REVIEW: Sara Taylor’s “The Lauras”
Sara Taylor’s coming-of-age road-trip saga, The Lauras, raises more questions than it answers. The ambiguity is (at first) intriguing: it’s a novel of blind corners and dark alleys and long winding roads to who-knows-where.
From the start, the story is a familiar one: in the dead of night, our 13-year-old narrator, Alex, is bundled out of bed and into the car after the latest of many fights between their mother and father. It’s never entirely clear where the pair is headed, but between long bouts of silent chain-smoking, Alex’s mother slips into reverie and tells her kid bits and pieces of her story. It’s a story of almost Dickensian proportions: she is the child of immigrants, the inmate of many foster-homes, and the lover (platonic or not) of half a dozen different women, all called Laura.
As they wander from town to town, from memory to memory, from one shared bedroom to another, in search of yet another Laura and a new place to call home, Alex grapples with the earth-shattering realization that a parent is also a person. “I felt like I’d never really seen her before,” Alex confesses, “like I’d held onto a shorthand image of her that was one half how she’d looked when I was six and the other half the idea of ‘mother,’ which wasn’t too different from the idea of ‘God,’ when you really thought about it. And like God, I’d never really thought about her as a person, instead paid attention to what she could do for me, what the fallout of her wrath might
Taylor excels in capturing the tender but strained relationship between mother and child. As fiercely as “Ma” loves Alex, she is also inherently selfish, pursuing her own half-baked plan without pausing to ask whether Alex wants to be along for the ride. Alex is torn between resentment and curiosity, and forced to confront the unsettling truth that Ma is, more or less, a stranger. It’s a familiar dilemma for anyone who remembers the first moment they realized that their parents had lives before and beyond their children.
Equally familiar to anyone who survived adolescence is Alex’s other problem: a sexual appetite which is suddenly insatiable. But in The Lauras there’s a twist: Alex is not a boy or a girl, and refuses to identify as one gender or the other. Thus the usual adolescent struggle to come to grips with emergent sexuality is especially harrowing—in one scene, disturbing precisely because it’s so easy to believe, Alex is forced into a bathroom and halfway stripped by other students determined to find out what lies between their legs. Taylor, however, protects her young narrator’s privacy and respects their identity: Alex’s gender remains ambiguous and significant without becoming the defining feature of their personality.

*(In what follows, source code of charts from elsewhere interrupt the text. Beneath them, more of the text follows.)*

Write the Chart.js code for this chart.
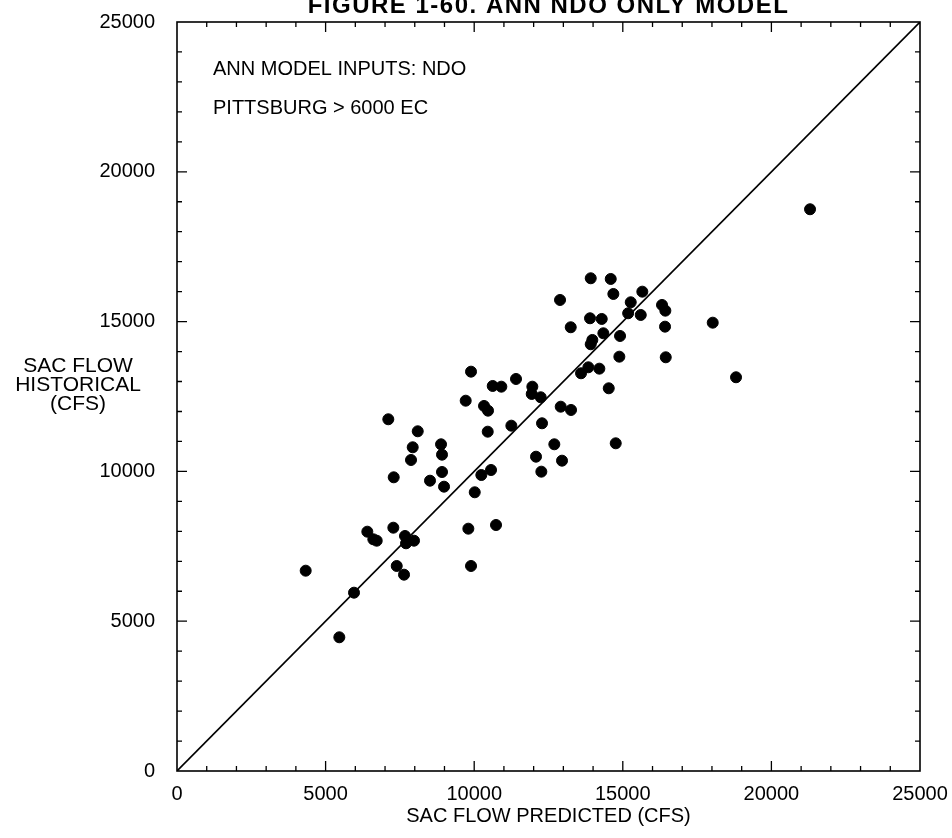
<!DOCTYPE html>
<html>
<head>
<meta charset="utf-8">
<script src="https://cdn.jsdelivr.net/npm/chart.js@4/dist/chart.umd.min.js"></script>
<style>
  html, body { margin: 0; padding: 0; background: #fff; }
  #chart { display: block; }
</style>
</head>
<body>
<canvas id="chart" width="952" height="838"></canvas>
<script>
// predicted (x) vs historical (y) sac flow, cfs
const predicted = [
  4330, 5462, 5956, 6404, 6606, 6720, 7279, 7393, 7639, 7672,
  7706, 7975, 7110, 7292, 8100, 7931, 7874, 8884, 8917, 8917,
  8513, 8985, 9893, 9714, 10331, 10465, 10623, 10913, 10455, 11407,
  11250, 10240, 10566, 10018, 9803, 10734, 9893, 11956, 11935, 12238,
  12282, 12696, 12080, 12259, 12955, 12888, 12911, 13258, 13248, 13897,
  14291, 13975, 13921, 14346, 14907, 14884, 13595, 13841, 14211, 14527,
  14762, 14682, 15180, 15604, 13921, 14594, 15657, 15267, 16320, 16432,
  16421, 16445, 18026, 18810, 21300
];
const historical = [
  6686, 4463, 5952, 7988, 7734, 7687, 8121, 6843, 6553, 7844,
  7600, 7687, 11740, 9803, 11339, 10805, 10381, 10905, 10558, 9980,
  9690, 9490, 13329, 12360, 12184, 12027, 12851, 12828, 11326, 13085,
  11526, 9880, 10047, 9303, 8088, 8211, 6843, 12828, 12584, 12474,
  11606, 10905, 10491, 9991, 10358, 15722, 12160, 12050, 14811, 15111,
  15088, 14387, 14243, 14610, 14520, 13829, 13275, 13475, 13429, 12774,
  10938, 15922, 15278, 15221, 16446, 16423, 15999, 15645, 15555, 15365,
  14831, 13809, 14964, 13142, 18750
];
// 1:1 reference line
const lineX = [0, 25000];
const lineY = [0, 25000];

const axisMin = 0;
const axisMax = 25000;
const majorStep = 5000;
const minorStep = 1000;

const titleText = "FIGURE 1-60. ANN NDO ONLY MODEL";
const notes = ["ANN MODEL INPUTS: NDO", "PITTSBURG > 6000 EC"];
const yTitle = ["SAC FLOW", "HISTORICAL", "(CFS)"];
const xTitle = "SAC FLOW PREDICTED (CFS)";

const FONT = "'Liberation Sans', Arial, sans-serif";

// box, inside ticks on all four sides, and the text bits
const framePlugin = {
  id: "frame",
  afterDraw(chart) {
    const { ctx, chartArea: a, scales } = chart;
    const xs = scales.x, ys = scales.y;
    ctx.save();
    ctx.strokeStyle = "#000";
    ctx.lineWidth = 1.6;
    ctx.strokeRect(a.left, a.top, a.right - a.left, a.bottom - a.top);

    ctx.lineWidth = 1.3;
    ctx.beginPath();
    for (let v = axisMin + minorStep; v < axisMax; v += minorStep) {
      const len = v % majorStep === 0 ? 10 : 5;
      const px = xs.getPixelForValue(v);
      const py = ys.getPixelForValue(v);
      ctx.moveTo(px, a.bottom); ctx.lineTo(px, a.bottom - len);
      ctx.moveTo(px, a.top); ctx.lineTo(px, a.top + len);
      ctx.moveTo(a.left, py); ctx.lineTo(a.left + len, py);
      ctx.moveTo(a.right, py); ctx.lineTo(a.right - len, py);
    }
    ctx.stroke();

    ctx.fillStyle = "#000";
    // title, cut at the top like the scan
    ctx.font = "bold 24px " + FONT;
    ctx.letterSpacing = "1.5px";
    ctx.textAlign = "center";
    ctx.textBaseline = "alphabetic";
    ctx.fillText(titleText, (a.left + a.right) / 2, 13);
    ctx.letterSpacing = "0px";

    // notes inside plot
    ctx.font = "20px " + FONT;
    ctx.textAlign = "left";
    ctx.textBaseline = "middle";
    notes.forEach((t, i) => ctx.fillText(t, a.left + 36, 69 + i * 39));

    // y title, stacked horizontal
    ctx.font = "21px " + FONT;
    ctx.textAlign = "center";
    yTitle.forEach((t, i) => ctx.fillText(t, 78, 366 + i * 19));

    // x title
    ctx.font = "20px " + FONT;
    ctx.fillText(xTitle, (a.left + a.right) / 2, 816);
    ctx.restore();
  }
};

const noPad = (s) => {
  s.paddingTop = 0; s.paddingBottom = 0;
  s.paddingLeft = 0; s.paddingRight = 0;
};

new Chart(document.getElementById("chart"), {
  type: "scatter",
  data: {
    datasets: [
      {
        label: "observations",
        data: predicted.map((x, i) => ({ x: x, y: historical[i] })),
        backgroundColor: "#000",
        borderColor: "#000",
        pointRadius: 5.5,
        pointHoverRadius: 5.5,
      },
      {
        label: "1:1",
        data: lineX.map((x, i) => ({ x: x, y: lineY[i] })),
        showLine: true,
        borderColor: "#000",
        borderWidth: 1.6,
        pointRadius: 0,
      },
    ],
  },
  options: {
    responsive: false,
    animation: false,
    devicePixelRatio: 1,
    layout: { padding: { top: 22, right: 32, left: 0, bottom: 0 } },
    plugins: {
      legend: { display: false },
      tooltip: { enabled: false },
    },
    scales: {
      x: {
        type: "linear",
        min: axisMin,
        max: axisMax,
        afterFit: (s) => { s.height = 67; noPad(s); },
        grid: { display: false, drawTicks: false },
        border: { display: false },
        ticks: {
          stepSize: majorStep,
          padding: 11,
          color: "#000",
          font: { family: FONT, size: 20 },
          maxRotation: 0,
          callback: (v) => String(v),
        },
      },
      y: {
        type: "linear",
        min: axisMin,
        max: axisMax,
        afterFit: (s) => { s.width = 177; noPad(s); },
        grid: { display: false, drawTicks: false },
        border: { display: false },
        ticks: {
          stepSize: majorStep,
          padding: 22,
          color: "#000",
          font: { family: FONT, size: 20 },
          callback: (v) => String(v),
        },
      },
    },
  },
  plugins: [framePlugin],
});
</script>
</body>
</html>
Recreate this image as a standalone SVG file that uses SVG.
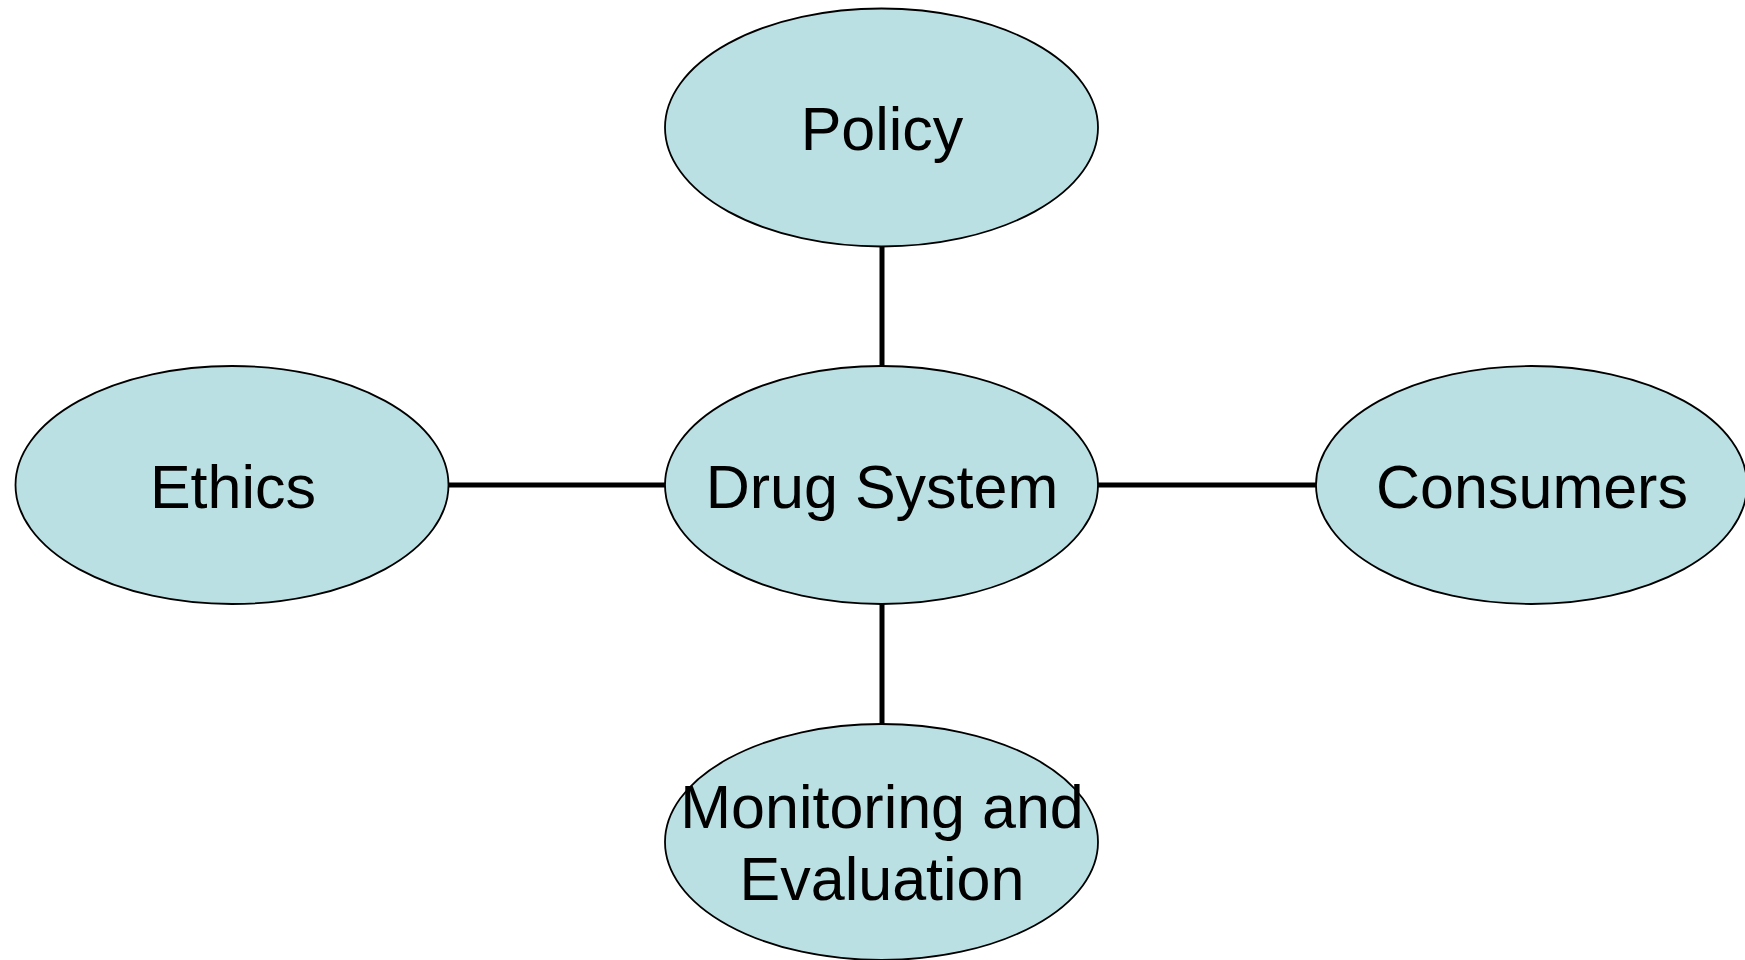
<svg xmlns="http://www.w3.org/2000/svg" width="1745" height="960" viewBox="0 0 1745 960">
<style>
.node ellipse{fill:#BBE0E3;stroke:#000;stroke-width:1.8}
.node text{font-family:"Liberation Sans",Arial,sans-serif;font-size:61px;fill:#000;text-anchor:middle}
.conn line{stroke:#000;stroke-width:5}
</style>
<rect width="1745" height="960" fill="#fff"/>
<g id="connectors" class="conn">
<line x1="882" y1="246" x2="882" y2="366"/>
<line x1="448" y1="485" x2="665" y2="485"/>
<line x1="1098" y1="485" x2="1316" y2="485"/>
<line x1="882" y1="604" x2="882" y2="724"/>
</g>
<g id="policy" class="node">
<ellipse cx="881.5" cy="127.5" rx="216.5" ry="119"/>
<text x="882" y="150">Policy</text>
</g>
<g id="drug-system" class="node">
<ellipse cx="881.5" cy="485" rx="216.5" ry="119"/>
<text x="882" y="508">Drug System</text>
</g>
<g id="ethics" class="node">
<ellipse cx="232" cy="485" rx="216.5" ry="119"/>
<text x="233" y="508">Ethics</text>
</g>
<g id="consumers" class="node">
<ellipse cx="1531.5" cy="485" rx="215.5" ry="119"/>
<text x="1532" y="508">Consumers</text>
</g>
<g id="monitoring" class="node">
<ellipse cx="881.5" cy="842" rx="216.5" ry="118"/>
<text x="882" y="828">Monitoring and</text>
<text x="882" y="900">Evaluation</text>
</g>
</svg>
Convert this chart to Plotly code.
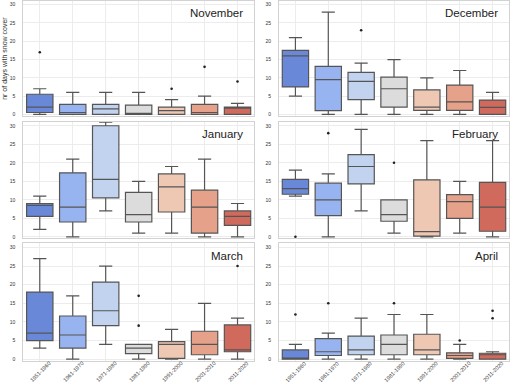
import plotly.graph_objects as go

decades = ["1951-1960", "1961-1970", "1971-1980", "1981-1990", "1991-2000", "2001-2010", "2011-2020"]
months = ["November", "December", "January", "February", "March", "April"]

# box statistics per month (rows follow `months`), one value per decade
lower = [
    [0, 0, 0, 0, 0, 0, 0],
    [5, 0, 0, 0, 0, 0, 0],
    [2, 0, 7, 1, 1, 0, 0],
    [11, 0, 7, 1, 0, 1, 0],
    [3, 0, 4, 0, 0, 0, 0],
    [0, 0, 0, 0, 0, 0, 0],
]
q1 = [
    [0.5, 0, 0, 0, 0, 0, 0],
    [7.5, 1, 4, 2, 1.1, 1.1, 0],
    [5.5, 4, 10.5, 4, 6.7, 1, 3.1],
    [11.5, 5.7, 14.3, 4.2, 0.2, 5, 1.5],
    [5, 3, 9, 1.5, 0.2, 1.2, 2],
    [0, 1, 1.2, 1.2, 1.2, 0.2, 0],
]
median = [
    [2, 0.5, 1.5, 0, 1, 0.5, 1.8],
    [16, 9.5, 9, 7, 2, 3.4, 1.9],
    [8.5, 8, 15.5, 6, 13.5, 8, 5.5],
    [13, 10, 19, 6, 1.4, 9.5, 8],
    [7, 6.5, 13, 3, 4, 4, 2.5],
    [0, 2, 2.5, 4, 2.5, 1, 1.2],
]
q3 = [
    [5.5, 2.75, 2.75, 2.5, 2, 2.75, 2],
    [17.5, 13.1, 11.5, 10.2, 6.7, 8, 3.9],
    [9, 17.3, 30, 12, 17, 12.6, 7],
    [15.5, 14.5, 22.2, 10, 15.4, 11.4, 14.7],
    [18, 11.6, 20.7, 4, 4.7, 7.5, 9.2],
    [2.5, 5.5, 6.2, 6.5, 6.7, 1.7, 1.6],
]
upper = [
    [7, 6, 6, 6, 4, 5, 3],
    [21, 28, 14, 15, 10, 12, 6],
    [11, 21, 31, 15, 19, 21, 9],
    [18, 17, 29, 10, 26, 15, 26],
    [27, 17, 25, 4, 8, 15, 11],
    [4, 7, 11, 12, 12, 4, 2],
]
# outliers: decade index list and value list per month
outlier_idx = [
    [0, 4, 5, 6],
    [2],
    [],
    [0, 1, 3],
    [3, 3, 6],
    [0, 1, 3, 5, 6, 6],
]
outlier_val = [
    [17, 7, 13, 9],
    [23],
    [],
    [0, 28, 20],
    [17, 9, 25],
    [12, 15, 15, 5, 13, 11],
]

colors = ["#6a88d8", "#98b4f0", "#c2d3ef", "#dcdcdc", "#efc8b4", "#e6a18a", "#d06a5c"]
line_col = "#555555"

W, H = 510, 382
xdom = [(23.3 / W, 254 / W), (279 / W, 509 / W)]
ypx = [(0.7, 115.8), (121.7, 238.3), (243.3, 360.7)]
ydom = [(1 - b / H, 1 - t / H) for (t, b) in ypx]

fig = go.Figure()
layout = dict(
    width=W, height=H,
    margin=dict(l=0, r=0, t=0, b=0, autoexpand=False),
    paper_bgcolor="white", plot_bgcolor="white",
    showlegend=False, boxmode="overlay",
    font=dict(family="Liberation Sans, Arial, sans-serif", color="#333"),
)
annotations = []
for m, month in enumerate(months):
    row, col = m // 2, m % 2
    k = m + 1
    xa = "x" if k == 1 else f"x{k}"
    ya = "y" if k == 1 else f"y{k}"
    for d, dec in enumerate(decades):
        fig.add_trace(go.Box(
            x=[dec], q1=[q1[m][d]], median=[median[m][d]], q3=[q3[m][d]],
            lowerfence=[lower[m][d]], upperfence=[upper[m][d]],
            fillcolor=colors[d], line=dict(color=line_col, width=1.2),
            width=0.8, whiskerwidth=0.5, boxpoints=False,
            xaxis=xa, yaxis=ya, hoverinfo="skip",
        ))
    if outlier_idx[m]:
        fig.add_trace(go.Scatter(
            x=[decades[i] for i in outlier_idx[m]], y=outlier_val[m],
            mode="markers", marker=dict(color="#222", size=2.6),
            xaxis=xa, yaxis=ya, hoverinfo="skip",
        ))
    xkey = "xaxis" if k == 1 else f"xaxis{k}"
    ykey = "yaxis" if k == 1 else f"yaxis{k}"
    layout[xkey] = dict(
        domain=list(xdom[col]), anchor=ya, type="category",
        categoryorder="array", categoryarray=decades, range=[-0.5, 6.5],
        showgrid=True, gridcolor="#ececec", gridwidth=0.8,
        showline=True, mirror=True, linecolor="#d2d2d2", linewidth=1,
        showticklabels=False, automargin=False, ticks="",
    )
    layout[ykey] = dict(
        domain=list(ydom[row]), anchor=xa, range=[-0.4, 31.1],
        tickvals=[0, 5, 10, 15, 20, 25, 30], automargin=False,
        showgrid=True, gridcolor="#ececec", gridwidth=0.8, zeroline=False,
        showline=True, mirror=True, linecolor="#d2d2d2", linewidth=1,
        tickfont=dict(size=5, color="#333"), ticks="", ticklabelstandoff=6,
    )
    annotations.append(dict(
        text=month, xref=f"{xa} domain", yref=f"{ya} domain",
        x=0.96, y=0.96, xanchor="right", yanchor="top", showarrow=False,
        font=dict(size=11.5, color="#222"),
    ))
    if row == 2:
        for dec in decades:
            annotations.append(dict(
                text=dec, xref=xa, yref="paper", x=dec, y=1 - 371.5 / H,
                xanchor="center", yanchor="middle", textangle=-45,
                showarrow=False, font=dict(size=5.5, color="#333"),
            ))
annotations.append(dict(
    text="nr of days with snow cover", xref="paper", yref="paper",
    x=4.8 / W, y=1 - 58 / H, textangle=-90, showarrow=False,
    xanchor="center", yanchor="middle",
    font=dict(size=7, color="#333"),
))
layout["annotations"] = annotations
fig.update_layout(**layout)
fig.write_html(
    "out.html",
    config={"displayModeBar": False},
    post_script="document.body.style.margin='0px';document.body.style.overflow='hidden';",
)
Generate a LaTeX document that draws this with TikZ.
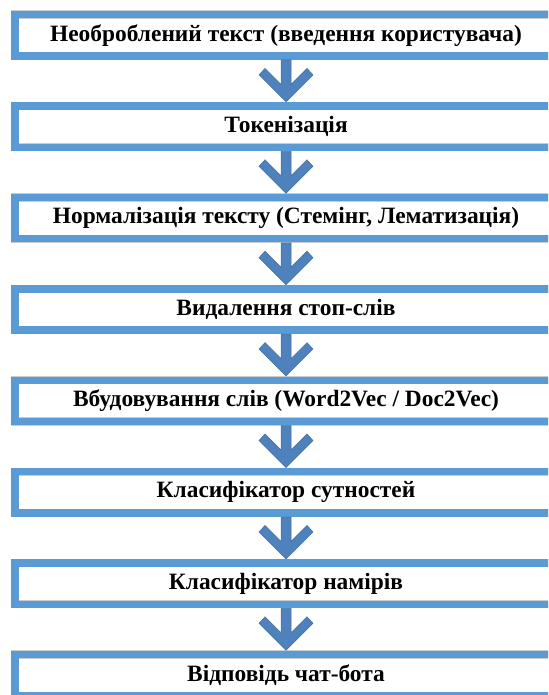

Despite Taylor’s empathy for her androgynous narrator, she can’t quite resist the temptation to do what so many other writers of literary fiction do, and wastes entire chapters on young Alex masturbating. It would seem that even in 2017, we haven’t quite overcome the conviction that every literary bildungsroman needs pointless autoerotic marathons to qualify for the genre—when really, in a decade where you can find big-budget smut on HBO, that’s not enough to keep a reader reading, or to garner sympathy. Alex’s restless wanderlust is compelling at the start, but quickly knuckles under to the normal, stultifying lust which plagues most adolescents. It may be believable, but it is also (unfortunately) boring.
The Lauras is promising, but after about a hundred pages, one can’t help wondering whether Taylor is making promises she can’t keep. Her characterization is keen and insightful and her prose elegant, but she can’t avoid the most common pitfalls of the genre. The plot rambles, the characters become tedious, and the prose that was so scintillating at the beginning starts to feel like Taylor just likes to hear herself talk.
There are bursts of baffling action—in one episode Ma accosts a man at gunpoint; in another she resorts to arson—but there’s too much mystery. Even the titular Lauras remain shadowy figures through the end; they defy categorization as a group (one belongs to an isolated and misogynistic religious cult, another is a cancer-stricken lesbian), but Taylor persistently dangles the details out of reach. Like Alex’s endless self-stimulation, it’s as frustrating as it is tantalizing. After 200 pages, I still didn’t know where the story was going or who “the Lauras” really were, and by that point I no longer cared.
“Life so often goes flabby and peters out at the finish point instead of clicking satisfyingly, like the sound of a box being shut,” Alex observes. “That’s why we read, and watch, and listen, because we want that click and life never hands it over.” Ironically, if this is the book you’re reading, there is no click. That may be intentional, but even if it is, the final feeling is still dissatisfaction.
It is a testament to Taylor that one finishes The Lauras wishing there had been more of what mattered. Ma is the kind of character you might fall in love with, if she didn’t keep you at a distance. Alex is the kind of character with whom you might identify, if their identity went deeper than their wandering hands. It’s a story with tremendous potential but, like a long road trip with no destination, sooner or later you have to admit you won’t get far running on fumes.